Labour has dropped its pledge to spend £28bn a year on environmental projects in a major U-turn, after months of uncertainty.
Shadow chancellor Rachel Reeves first announced the party’s pledge to spend an extra £28bn per year on green investment at Labour’s party conference in September 2021.
But where did the figure come from and what does this U-turn mean?
What was the money going to be for?
Reeves said a Labour government would “invest in good jobs in the green industries of the future”, with investment in areas ranging from giga-factories for electric vehicle batteries and offshore wind turbines, to insulating homes, planting trees and building flood defences.
At the same conference in 2021, Labour leader Sir Keir Starmer pledged the party would insulate 19 million homes over ten years.
But last year, Labour adjusted the plan to say the £28bn-a-year target would likely be met in the second half of a first parliament, rather than immediately, if the party wins the next election.
There has been growing confusion over the status of the target in recent weeks, with Reeves repeatedly declining to recommit to the spending pledge, while Sir Keir said earlier this week it was “desperately needed” to achieve a fully clean power grid by 2030.
What is the plan now?
The green prosperity plan still has a commitment to clean power by 2030, with £8.3bn pledged for planned public energy company Great British Energy to invest in the sector.
There is also a national wealth fund for investing in clean technology from green steel to giga-factories, with investment of £7.3bn, and £500m a year to boost jobs and investment in industrial communities.
There is a scaled-down commitment to upgrade five million energy inefficient homes over the next parliament, and Labour says it is doubling the government’s £6.6bn for insulation and clean heating with another £6.6bn pledge.
The party also says it would introduce a “proper” windfall tax on oil and gas companies which would raise £10.8bn over five years to help pay for its plans.
Why did Labour abandon its flagship spending plan?
The party has blamed the Conservatives for “crashing the economy” and Chancellor Jeremy Hunt’s “plans to ‘max out’ the country’s credit card”, saying it would not be possible to reach the previous commitment of £28bn a year.
Labour has also been determined to cast itself as economically responsible, and has said all spending would be subject to a set of fiscal rules to not borrow for day-to-day spending and get debt down.
But the £28bn pledge also opened up an attack line for the Tories, who are languishing far behind in the polls in an election year and said Labour would have to raise taxes to pay for an “unfunded spending spree”.
The Conservatives also attacked the pledge to insulate 19 million homes, claiming Treasury costing had suggested it would cost double the £6bn estimate.
Will dropping the pledge make the row go away?
That is unlikely, as the Tories – who under Prime Minister Rishi Sunak have pushed back climate pledges on phasing out petrol and diesel cars and gas boilers, and insulating homes – have also used the change to attack the opposition.
They have accused the Labour leader of U-turning on major measures and of not having a plan for government.
Labour’s disarray over the fate of the policy up to this point may also continue to haunt the party.
What is the reaction to the policy change?
Green campaigners are unsurprisingly angry at the failure to deliver the £28bn, and in particular, scaling back its programme to insulate homes.
Friends of the Earth warned it was “short-sighted” and would cost the country in jobs, investment and high energy bills.
But Dale Vince, founder of green energy company, Ecotricity, told ITV News he doesn’t think the U-turn
is “problematic” for green businesses.
‘People in business know that you can’t commit to spending money that you don’t know you will have,’ founder of Ecotricity, Dale Vince, tells ITV News
He said: “When is the election going to be?

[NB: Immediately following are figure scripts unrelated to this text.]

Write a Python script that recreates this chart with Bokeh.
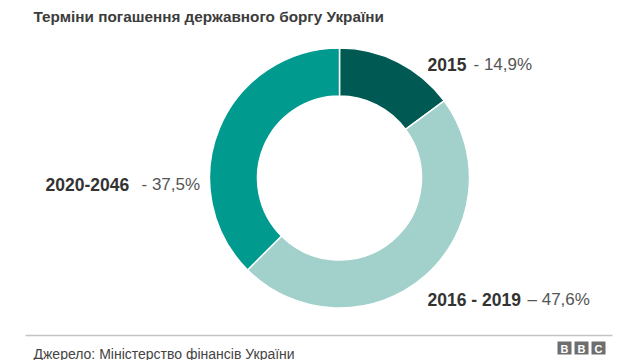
import numpy as np
from bokeh.plotting import figure
from bokeh.models import Range1d
from bokeh.embed import file_html
from bokeh.resources import INLINE
from bokeh.core.properties import value

# ---- data ----
periods = ["2015", "2016 - 2019", "2020-2046"]
shares = [14.9, 47.6, 37.5]
share_texts = ["- 14,9%", "\u2013 47,6%", "- 37,5%"]
colors = ["#005a53", "#a2d1cb", "#009a8f"]

title = "Терміни погашення державного боргу України"
source = "Джерело: Міністерство фінансів України"

# ---- layout (image pixel coordinates) ----
FONT = value("Liberation Sans")
W, H = 640, 360
def Y(img_y):
    return H - img_y

cx, cy = 339, 177.5
r_out, r_in = 130, 82

label_x_bold = [427, 427, 45]
label_x_norm = [473, 527, 141]
label_base = [64, 299, 184]

p = figure(width=W, height=H, x_range=Range1d(0, W), y_range=Range1d(0, H),
           output_backend="svg", toolbar_location=None, min_border=0)
p.axis.visible = False
p.grid.visible = False
p.outline_line_color = None
p.background_fill_color = "white"
p.border_fill_color = "white"

cum = np.concatenate([[0], np.cumsum(shares)]) / 100.0
start = np.pi / 2 - 2 * np.pi * cum[:-1]
end = np.pi / 2 - 2 * np.pi * cum[1:]
p.annular_wedge(x=cx, y=Y(cy), inner_radius=r_in, outer_radius=r_out,
                start_angle=list(start), end_angle=list(end), direction="clock",
                fill_color=colors, line_color="white", line_width=1.5)

# title
p.text(x=[33], y=[Y(16)], text=[title], text_font=FONT, text_font_style="bold",
       text_font_size="15.3px", text_color="#3c3c3c", text_baseline="alphabetic")

# labels
p.text(x=label_x_bold, y=[Y(b) for b in label_base], text=periods, text_font=FONT,
       text_font_style="bold", text_font_size="17.5px", text_color="#333333",
       text_baseline="alphabetic", text_align="left")
p.text(x=label_x_norm, y=[Y(b) for b in label_base], text=share_texts, text_font=FONT,
       text_font_size="17px", text_color="#555555",
       text_baseline="alphabetic", text_align="left")

# footer line
p.segment(x0=[25], y0=[Y(335)], x1=[612], y1=[Y(335)], line_color="#c4c4c4", line_width=1.5)

# source
p.text(x=[33], y=[Y(353)], text=[source], text_font=FONT, text_font_size="14px",
       text_color="#444444", text_baseline="alphabetic")

# BBC logo
bx = [564, 581, 598]
p.rect(x=bx, y=[Y(347.5)] * 3, width=14, height=13, fill_color="#6e6e6e", line_color=None)
p.text(x=bx, y=[Y(348)] * 3, text=["B", "B", "C"], text_font=FONT, text_font_style="bold",
       text_font_size="11px", text_color="white", text_align="center", text_baseline="middle")

open("out.html", "w").write(file_html(p, INLINE))
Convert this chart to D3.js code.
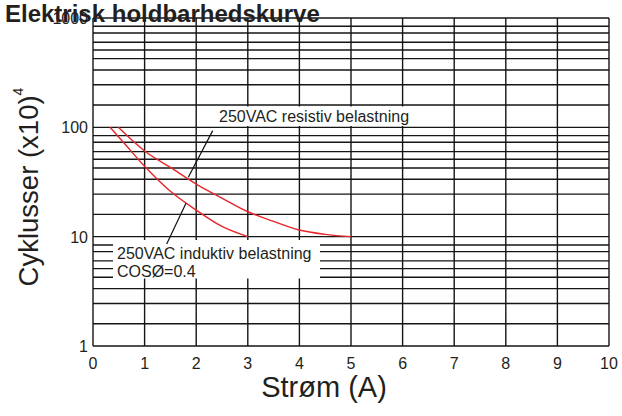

We don’t know. What state will the economy be in? We don’t know. So nobody in business would make a commitment on something they don’t understand.”
However, Climate think tank E3G warned the new plans, while a major increase on the government’s, may not be enough to reach climate and fuel poverty targets and ensure the UK was internationally competitive.
What the consequences – politically and in attracting investment in the UK – are of the move to abandon the totemic figure will take time to play out.